One of the longest-established combat sports writers is calling it a career. That would be Kevin Iole, who spent 46 years as a paid sportswriter (as his farewell post notes, though, he started writing even before then) across a variety of sports and outlets, but became particularly known for decades of boxing and MMA work as a reporter and columnist.
Iole’s career includes work at the Valley News Dispatch in Tarentum, Pennsylvania, the Burlington Free Press in Vermont, the Las Vegas Review-Journal, and especially Yahoo Sports, where he helped launch their combat sports verticals in 2007 and worked through December 2023. He’s been running his own KevinIole.com site since then. And that’s where he penned his farewell piece Friday, saying he’d retire after Saturday’s UFC 317:
BIG NEWS: #UFC317 will be the last fight card I cover. My farewell column is here #retirement https://t.co/yUbPsMGw5l
— Kevin Iole (@KevinI) June 27, 2025
That farewell piece has a lot of notable lookbacks at Iole’s career, including the time he almost died in a plane crash on his way to cover Oscar De La Hoya’s training camp in 2002, some highlights from his early coverage of Tiger Woods (to aggrieved reaction from fellow golfer Fred Funk), and the time his laptop was almost stolen ringside in Mexico. But maybe the most remarkable part is what he writes about a 2003 interaction with Mike Tyson:
In 2003, as Mike Tyson was preparing to fight Clifford Etienne, I was invited to watch him train.
I arrived at the old Golden Gloves Gym in Las Vegas with [AP boxing writer Tim] Dahlberg. Trainer Freddie Roach was in the ring with Tyson. An attractive woman who turned out to be the actress, Meg Ryan, was shooting photographs.
A week or so before, I’d written what had been a complimentary column on Tyson, so I expected him to be in a good mood.
I got a call from someone the day after the column came out who identified himself as Tyson. The person acting as Tyson was praising the column and thanking me for it.
I listened for a while until I was tired of being played.
“Dude,” I said, “This is the worst Tyson impersonation I have ever heard. Give up on it.”

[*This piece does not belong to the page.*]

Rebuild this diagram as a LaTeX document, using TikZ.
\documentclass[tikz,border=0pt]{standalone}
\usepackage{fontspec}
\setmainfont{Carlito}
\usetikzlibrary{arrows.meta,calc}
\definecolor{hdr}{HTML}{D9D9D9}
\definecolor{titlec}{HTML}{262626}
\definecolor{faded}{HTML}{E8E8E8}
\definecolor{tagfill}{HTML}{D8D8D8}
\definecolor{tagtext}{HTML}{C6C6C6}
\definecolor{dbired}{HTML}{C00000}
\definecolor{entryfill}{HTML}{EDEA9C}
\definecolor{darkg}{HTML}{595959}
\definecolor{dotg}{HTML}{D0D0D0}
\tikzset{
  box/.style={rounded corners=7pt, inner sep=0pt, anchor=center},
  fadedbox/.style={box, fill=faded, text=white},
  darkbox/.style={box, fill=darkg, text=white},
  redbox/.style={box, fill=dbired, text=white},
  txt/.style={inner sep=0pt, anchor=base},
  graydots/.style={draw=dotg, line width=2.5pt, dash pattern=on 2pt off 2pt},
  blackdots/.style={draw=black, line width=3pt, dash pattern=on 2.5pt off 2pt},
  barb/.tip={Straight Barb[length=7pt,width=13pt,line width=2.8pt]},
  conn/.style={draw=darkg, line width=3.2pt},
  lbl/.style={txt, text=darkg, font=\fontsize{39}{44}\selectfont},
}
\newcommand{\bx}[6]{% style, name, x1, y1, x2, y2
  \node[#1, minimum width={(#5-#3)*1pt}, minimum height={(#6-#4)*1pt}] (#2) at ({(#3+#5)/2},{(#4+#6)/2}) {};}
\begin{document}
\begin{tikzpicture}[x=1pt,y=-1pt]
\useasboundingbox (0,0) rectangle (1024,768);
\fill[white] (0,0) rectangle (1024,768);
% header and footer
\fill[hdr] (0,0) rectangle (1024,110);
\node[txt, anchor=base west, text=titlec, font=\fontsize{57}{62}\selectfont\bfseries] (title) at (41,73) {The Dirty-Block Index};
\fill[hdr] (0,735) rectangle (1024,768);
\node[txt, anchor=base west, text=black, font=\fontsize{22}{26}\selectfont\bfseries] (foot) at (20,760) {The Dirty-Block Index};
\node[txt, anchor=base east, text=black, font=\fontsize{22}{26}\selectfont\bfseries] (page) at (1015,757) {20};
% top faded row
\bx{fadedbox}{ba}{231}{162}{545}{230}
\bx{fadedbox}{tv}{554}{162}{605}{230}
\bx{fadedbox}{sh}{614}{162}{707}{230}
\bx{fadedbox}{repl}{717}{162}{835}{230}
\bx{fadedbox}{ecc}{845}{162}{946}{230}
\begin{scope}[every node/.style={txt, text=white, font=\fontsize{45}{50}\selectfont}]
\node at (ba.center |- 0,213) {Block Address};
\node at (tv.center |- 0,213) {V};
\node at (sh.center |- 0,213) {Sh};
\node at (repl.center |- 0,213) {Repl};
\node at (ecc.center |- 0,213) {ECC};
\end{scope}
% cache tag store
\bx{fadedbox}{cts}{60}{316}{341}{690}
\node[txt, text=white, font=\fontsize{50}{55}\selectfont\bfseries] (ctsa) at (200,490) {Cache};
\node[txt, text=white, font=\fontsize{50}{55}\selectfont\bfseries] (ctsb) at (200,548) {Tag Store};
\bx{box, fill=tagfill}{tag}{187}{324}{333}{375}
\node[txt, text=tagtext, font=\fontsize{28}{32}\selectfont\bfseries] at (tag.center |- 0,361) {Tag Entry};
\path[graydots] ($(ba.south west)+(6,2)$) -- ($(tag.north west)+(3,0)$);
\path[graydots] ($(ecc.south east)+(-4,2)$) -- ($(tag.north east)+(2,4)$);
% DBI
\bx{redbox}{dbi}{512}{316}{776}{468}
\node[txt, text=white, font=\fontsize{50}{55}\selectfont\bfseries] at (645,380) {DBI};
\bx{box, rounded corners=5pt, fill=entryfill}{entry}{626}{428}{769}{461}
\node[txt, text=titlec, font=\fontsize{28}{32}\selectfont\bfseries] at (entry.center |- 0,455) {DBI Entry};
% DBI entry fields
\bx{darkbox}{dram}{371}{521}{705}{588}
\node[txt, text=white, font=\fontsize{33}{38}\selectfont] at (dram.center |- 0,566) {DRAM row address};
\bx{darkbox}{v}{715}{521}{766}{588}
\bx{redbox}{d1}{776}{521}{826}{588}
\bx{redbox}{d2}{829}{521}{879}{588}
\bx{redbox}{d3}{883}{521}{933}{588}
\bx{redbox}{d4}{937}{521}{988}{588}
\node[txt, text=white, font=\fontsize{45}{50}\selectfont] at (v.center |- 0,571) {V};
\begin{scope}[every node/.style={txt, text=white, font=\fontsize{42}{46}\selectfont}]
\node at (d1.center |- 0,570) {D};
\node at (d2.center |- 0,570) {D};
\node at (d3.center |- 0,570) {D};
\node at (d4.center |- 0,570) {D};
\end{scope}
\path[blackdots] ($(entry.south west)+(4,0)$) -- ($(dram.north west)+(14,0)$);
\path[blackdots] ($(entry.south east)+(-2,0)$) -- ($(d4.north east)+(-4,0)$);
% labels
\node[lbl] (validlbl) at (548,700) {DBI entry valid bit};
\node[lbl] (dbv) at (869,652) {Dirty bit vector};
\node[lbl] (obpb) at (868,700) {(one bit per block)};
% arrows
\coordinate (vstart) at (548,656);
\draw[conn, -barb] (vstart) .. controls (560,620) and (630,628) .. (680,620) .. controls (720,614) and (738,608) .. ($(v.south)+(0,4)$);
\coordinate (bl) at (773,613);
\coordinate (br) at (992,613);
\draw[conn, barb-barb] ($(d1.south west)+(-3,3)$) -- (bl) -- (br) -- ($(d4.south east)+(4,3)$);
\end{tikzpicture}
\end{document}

I hung up the phone, proud of myself.
As the five of us walked into the tiny dressing room Tyson was using, Tyson looked at me and said, “Man, Kevin, I’m disappointed. I called you the other day to thank you for the story and you hung up on me and treated me like an N.”
I was dumbfounded.
“That was you?” I asked, incredulous.
It was only then, in front of Roach, Dahlberg and Ryan, that I realized that it wasn’t a bad Tyson impersonator I’d hung up on.
It was Tyson himself.
I laughed, and thankfully, Mike did, too.

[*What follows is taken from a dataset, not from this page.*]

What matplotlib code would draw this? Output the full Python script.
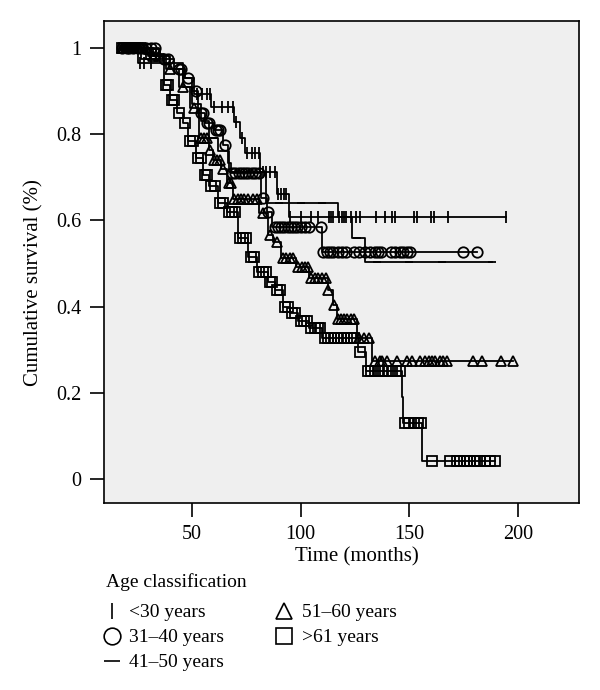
import numpy as np
import matplotlib
matplotlib.use("Agg")
from matplotlib import pyplot as plt
from matplotlib.lines import Line2D

plt.rcParams['font.family'] = ['Liberation Serif', 'DejaVu Serif']

# ---- data (time in months, cumulative survival) ----
groups = ['<30 years', '31\u201340 years', '41\u201350 years', '51\u201360 years', '>61 years']

# <30 years
t_lt30 = [17, 25, 46, 51, 59, 69.5, 72, 74.5, 81.5, 89, 94.5]
s_lt30 = [1.0, 0.964, 0.93, 0.894, 0.862, 0.827, 0.79, 0.755, 0.711, 0.66, 0.607]
c_lt30 = [18, 19, 20, 22, 24, 26, 28, 31, 52.5, 54.5, 57, 58.5, 60, 63.8, 66.6, 68.9,
          70.5, 73, 75.5, 77.5, 79, 81, 82.5, 84, 86, 88, 89.5, 91, 92.5, 93.5,
          95.1, 100.1, 104.8, 108.2, 113.1, 114, 115, 117.8, 119, 120, 121, 123,
          125.6, 127.5, 134.8, 138.6, 142.2, 143.4, 152, 153.4, 160, 161.2, 167.9, 194.5]

# 31-40 years
t_31 = [17, 35, 42, 47, 50, 53, 56, 60, 64.5, 66.5, 68, 82, 84.5, 87, 110]
s_31 = [1.0, 0.975, 0.95, 0.93, 0.9, 0.85, 0.825, 0.81, 0.774, 0.732, 0.709, 0.651, 0.619, 0.584, 0.526]
c_31 = [18, 20, 21, 23, 25, 27, 29, 31, 33, 37, 39, 44, 45, 48, 52, 54, 55, 57, 58, 61,
        62, 63, 65, 68.5, 70, 71.5, 73, 74.5, 76, 77.5, 79, 81, 82.5, 85, 88, 89.5, 91,
        92.5, 94, 95.5, 97, 98.5, 100, 102, 104, 109.5, 110.5, 112, 113.5, 115, 117,
        119, 121, 124.5, 127, 129.5, 132, 134, 135.5, 137, 141.5, 143.5, 145.5, 147,
        149, 150.5, 174.7, 181]

# 41-50 years
t_41 = [17, 32, 40, 46, 50, 54, 58, 62, 67, 84, 117, 123.5, 129.6]
s_41 = [1.0, 0.98, 0.95, 0.91, 0.87, 0.83, 0.79, 0.76, 0.712, 0.64, 0.607, 0.558, 0.503]
c_41 = [20, 25, 30, 45, 60, 70, 75, 90, 100, 110, 120, 126, 135, 150, 165, 188]

# 51-60 years
t_51 = [17, 30, 38, 44, 49, 53.5, 58, 59.5, 63.5, 66, 68.8, 81, 85, 87.5, 91, 98, 104,
        112.4, 114.8, 116.5, 126, 133]
s_51 = [1.0, 0.98, 0.95, 0.91, 0.86, 0.79, 0.762, 0.74, 0.72, 0.686, 0.65, 0.616, 0.565,
        0.549, 0.512, 0.491, 0.466, 0.438, 0.403, 0.37, 0.327, 0.273]
c_51 = [18, 19, 21, 23, 25, 27, 29, 32, 35, 40, 46, 51, 54, 55.5, 57, 58.5, 60, 61.5, 63,
        64.5, 67, 68, 69.5, 71, 72.5, 74, 76, 78, 80, 82.7, 86, 89, 92, 93.5, 95, 96.5,
        99, 100.5, 102, 103.5, 105, 106.5, 108, 110, 111.5, 112.6, 115.5, 117, 118.5,
        120, 121.5, 123, 124.5, 127, 129, 131.5, 134.2, 136.5, 137.4, 139.6, 144.2,
        148.8, 151, 155, 157, 159, 160.5, 162, 164, 165.5, 167.4, 179.4, 183.3, 192, 197.8]

# >61 years
t_61 = [17, 28, 37, 40, 43, 46, 48, 52, 55, 58, 62, 66, 71, 76, 80, 85, 88, 92, 95, 99,
        104, 109.8, 126.2, 130, 146.5, 147.2, 156]
s_61 = [1.0, 0.985, 0.915, 0.88, 0.85, 0.825, 0.785, 0.745, 0.705, 0.68, 0.64, 0.62, 0.56,
        0.514, 0.48, 0.457, 0.438, 0.4, 0.385, 0.366, 0.35, 0.327, 0.294, 0.25, 0.19, 0.13, 0.042]
c_61 = [18, 19, 20, 21, 22, 24, 26, 29, 31, 33, 38, 39, 41, 42, 44, 47, 49, 50.5, 53, 54,
        56, 57, 59, 60.5, 63, 64.5, 67, 68.5, 70, 72, 73.5, 75, 77, 78.5, 81, 82.5, 84,
        86, 87, 89, 90.5, 93, 94, 96, 97.5, 100, 101.5, 103, 105, 106.5, 108, 109, 111,
        112.5, 114, 115.5, 117, 118.5, 120, 121.5, 123, 124.5, 127.3, 131, 132.5, 134,
        136, 138, 140, 142, 144, 145.5, 148, 150, 152, 154, 155.5, 160.4, 168.7, 171.8,
        173.5, 175, 176.5, 178, 179.5, 181, 182.5, 185, 187, 189.4]

times = [t_lt30, t_31, t_41, t_51, t_61]
survs = [s_lt30, s_31, s_41, s_51, s_61]
cens = [c_lt30, c_31, c_41, c_51, c_61]
markers = ['|', 'o', '_', '^', 's']
msizes = [9, 7.5, 6, 7.5, 7]

fig = plt.figure(figsize=(6, 6.9), dpi=100)
ax = fig.add_axes([0.173, 0.2714, 0.792, 0.6986])
ax.set_facecolor('#efefef')

for t, s, c, m, ms in zip(times, survs, cens, markers, msizes):
    t = np.asarray(t, float)
    s = np.asarray(s, float)
    c = np.asarray(c, float)
    end = max(c.max(), t.max())
    ax.step(np.r_[t, end], np.r_[s, s[-1]], where='post', color='k', lw=1.3)
    cy = s[np.searchsorted(t, c, side='right') - 1]
    ax.plot(c, cy, ls='none', marker=m, ms=ms, mfc='none', mec='k', mew=1.3)

ax.set_xlim(9.5, 228)
ax.set_ylim(-0.055, 1.063)
ax.set_xticks([50, 100, 150, 200])
ax.set_yticks([0, 0.2, 0.4, 0.6, 0.8, 1])
ax.set_yticklabels(['0', '0.2', '0.4', '0.6', '0.8', '1'])
ax.tick_params(direction='out', length=10, width=1.2, labelsize=14.5, pad=6)
for sp in ax.spines.values():
    sp.set_linewidth(1.2)

ax.set_xlabel('Time (months)', fontsize=15)
ax.xaxis.set_label_coords(0.533, -0.092)
ax.set_ylabel('Cumulative survival (%)', fontsize=15)
ax.yaxis.set_label_coords(-0.127, 0.456)

handles = [Line2D([], [], ls='none', marker=m, ms=12, mfc='none', mec='k', mew=1.2)
           for m in markers]
leg = fig.legend(handles, groups, loc='upper left', bbox_to_anchor=(0.16, 0.183),
                 ncol=2, frameon=False, fontsize=14, title='Age classification',
                 title_fontsize=14, alignment='left', handlelength=0.6,
                 handletextpad=0.6, columnspacing=2.8, labelspacing=0.38, borderpad=0)
leg._legend_box.sep = 9

fig.savefig('out.png', dpi=100)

Thinking that Mike Tyson himself was a bad Mike Tyson impersonator is remarkable enough, but having that revealed in front of Meg Ryan and Freddie Roach? That’s quite the story. But it illustrates some of the remarkable moments Iole was there for across a long career, and one where he made a notable impact, perhaps especially in establishing Yahoo Sports as a combat sports destination (and serving as part of the remarkable team of journalists and bloggers who made the late-2000s Yahoo a go-to sports site for many). We wish him the best in retirement.